Well, there's your mechanical vignetting...the UV filter + that hood, at that focal length, at that close range, blocks the light. The added distance of the UV filter makes the problem a wee bit worse, but my guess is that the hood is simply not the one that goes with that lens.

yeah they definitely don't go with the lens.

i bought the hoods on ebay for 5 bucks each. bought one for all three lenses. zeikos tulips
 
I like all but #3

#1 would be better, IMO, if the corner of the wall were not visible in the background. Also, I was going to comment on the vertical lines from scanning. Can't be helped. I just sold my darkroom equipment last year. JPGs converted to B&W cannot touch the tonal range of print film developed properly in the darkroom. But the darkroom work is just SOOOOO time-consuming! Great job.

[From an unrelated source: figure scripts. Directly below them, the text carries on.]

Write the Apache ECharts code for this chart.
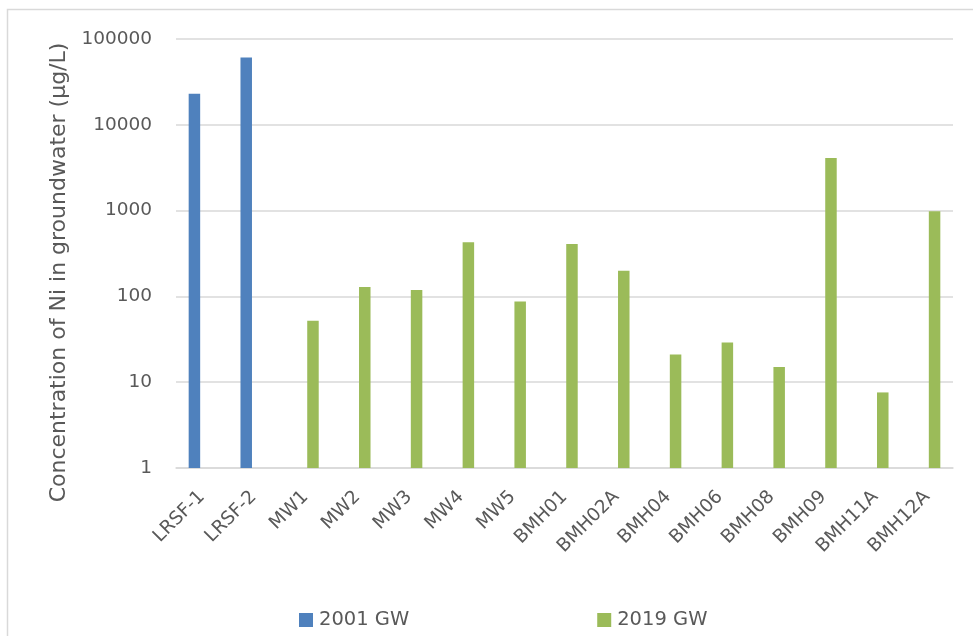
<!DOCTYPE html>
<html>
<head>
<meta charset="utf-8">
<script src="https://cdn.jsdelivr.net/npm/echarts@6/dist/echarts.min.js"></script>
<style>
  html, body { margin: 0; padding: 0; background: #ffffff; }
  #chart { width: 973px; height: 636px; }
</style>
</head>
<body>
<div id="chart"></div>
<script>
// Monitoring wells
const wells = ['LRSF-1', 'LRSF-2', 'MW1', 'MW2', 'MW3', 'MW4', 'MW5', 'BMH01', 'BMH02A',
               'BMH04', 'BMH06', 'BMH08', 'BMH09', 'BMH11A', 'BMH12A'];

// Ni concentration (µg/L); null where a well was not sampled in that campaign
const gw2001 = [23000, 61000, null, null, null, null, null, null, null,
                null, null, null, null, null, null];
const gw2019 = [null, null, 52, 129, 119, 428, 87, 409, 199,
                21, 29, 15, 4100, 7.6, 980];

const yTicks = [1, 10, 100, 1000, 10000, 100000];

const FONT = 'DejaVu Sans';
const TEXT = '#595959';
const GRIDC = '#d9d9d9';

const chart = echarts.init(document.getElementById('chart'), null, { renderer: 'canvas' });

chart.setOption({
  backgroundColor: '#ffffff',
  animation: false,
  textStyle: { fontFamily: FONT, color: TEXT },
  graphic: [{
    // chart frame: left and top edges (the rest runs past the page)
    type: 'polyline',
    shape: { points: [[7.5, 640], [7.5, 9.5], [980, 9.5]] },
    style: { fill: 'none', stroke: GRIDC, lineWidth: 1.5 },
    silent: true
  }],
  grid: { left: 176, right: 20, top: 39, bottom: 168, containLabel: false },
  legend: {
    left: 299,
    top: 610,
    padding: 0,
    itemWidth: 14,
    itemHeight: 14,
    itemGap: 188,
    icon: 'rect',
    textStyle: { fontFamily: FONT, fontSize: 19.5, color: TEXT, padding: [0, 0, 0, 1] },
    data: ['2001 GW', '2019 GW']
  },
  xAxis: {
    type: 'category',
    data: wells,
    axisLine: { show: true, lineStyle: { color: GRIDC, width: 1.5 } },
    axisTick: { show: false },
    axisLabel: {
      rotate: 45,
      margin: 26,
      interval: 0,
      fontFamily: FONT,
      fontSize: 18.5,
      color: TEXT
    }
  },
  yAxis: {
    type: 'log',
    logBase: 10,
    min: 1,
    max: 100000,
    name: 'Concentration of Ni in groundwater (µg/L)',
    nameLocation: 'middle',
    nameRotate: 90,
    nameGap: 104,
    nameTextStyle: { fontFamily: FONT, fontSize: 22, color: TEXT, padding: [0, 38, 0, 0] },
    axisLine: { show: false },
    axisTick: { show: false },
    splitLine: { show: true, lineStyle: { color: GRIDC, width: 1.5 } },
    axisLabel: {
      margin: 24,
      fontFamily: FONT,
      fontSize: 18.5,
      color: TEXT,
      formatter: v => String(Math.round(v))
    }
  },
  series: [
    {
      name: '2001 GW',
      type: 'bar',
      data: gw2001,
      barWidth: 11.5,
      barGap: '30%',
      itemStyle: { color: '#4f81bd' }
    },
    {
      name: '2019 GW',
      type: 'bar',
      data: gw2019,
      barWidth: 11.5,
      barGap: '30%',
      itemStyle: { color: '#9bbb59' }
    }
  ]
});
</script>
</body>
</html>
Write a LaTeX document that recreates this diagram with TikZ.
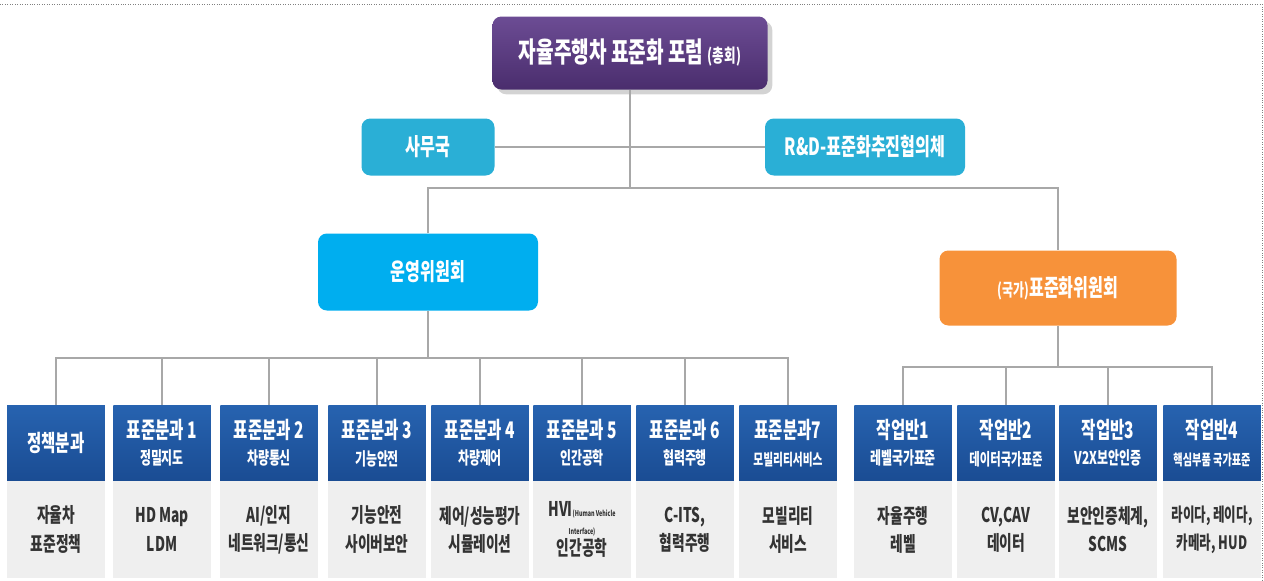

I'd say instead of spending hundreds of dollars for a film scanner (good ones cost that much) invest the money in a digital camera instead.
 
I like all but #3

#1 would be better, IMO, if the corner of the wall were not visible in the background. Also, I was going to comment on the vertical lines from scanning. Can't be helped. I just sold my darkroom equipment last year. JPGs converted to B&W cannot touch the tonal range of print film developed properly in the darkroom. But the darkroom work is just SOOOOO time-consuming! Great job.

I'd say instead of spending hundreds of dollars for a film scanner (good ones cost that much) invest the money in a digital camera instead.

YEAH, I would agree. I was in a pawnshop just today...MAN! Digital P&S start at $39, go to $49, and up to $79 for the majority of the "good ones", and $99 for a black, ultra-compact Canon SD780 IS. Today they only had two d-slrs, a Canon T1i for $329 with 18-55 USM kit zoom, battery,charger, a small camera bag, and lens caps. They had a Nikon D40 with some indeterminate zoom (I did not look at it, but it looked like a Kits Camera aftermarket zoom based on the lettering and rubber design) for $269.

Yeah...dedicated film scanners...QUALITY film scanners that are affordable are slowly slipping away, according to an article I read, written just this month by Ctein. Given the cost of film, processing, and then the time and effort needed, digital shooting has become pretty affordable, ESPECIALLY now that one can have color prints made at super-low cost at Sam's Club or Costco or Ritz/Kits on certain days of the week.
 
well, the plan all along has been to get digital bodies in february with taxes. the film bodies were short term to get us both started with our kits, and ensure that we really wanted to learn this, before spending more on digital bodies.

plus, she had to learn film anyway for her photography class in school.

if/when we get a film scanner, it would be a used epson perfection on ebay. i would budget aorund 100-150 for it and no more.

but, i won't buy that until after we have digital bodies.


we have two different pocket digitals, a kodak and a fuji. but neither offers manual modes. but we also have an olympus bridge, that offers manual as wel as a/v & t/v modes. i just don't care for the camera. it's only a bridge. not a dslr.

we'll be getting some version of canon rebel digital body.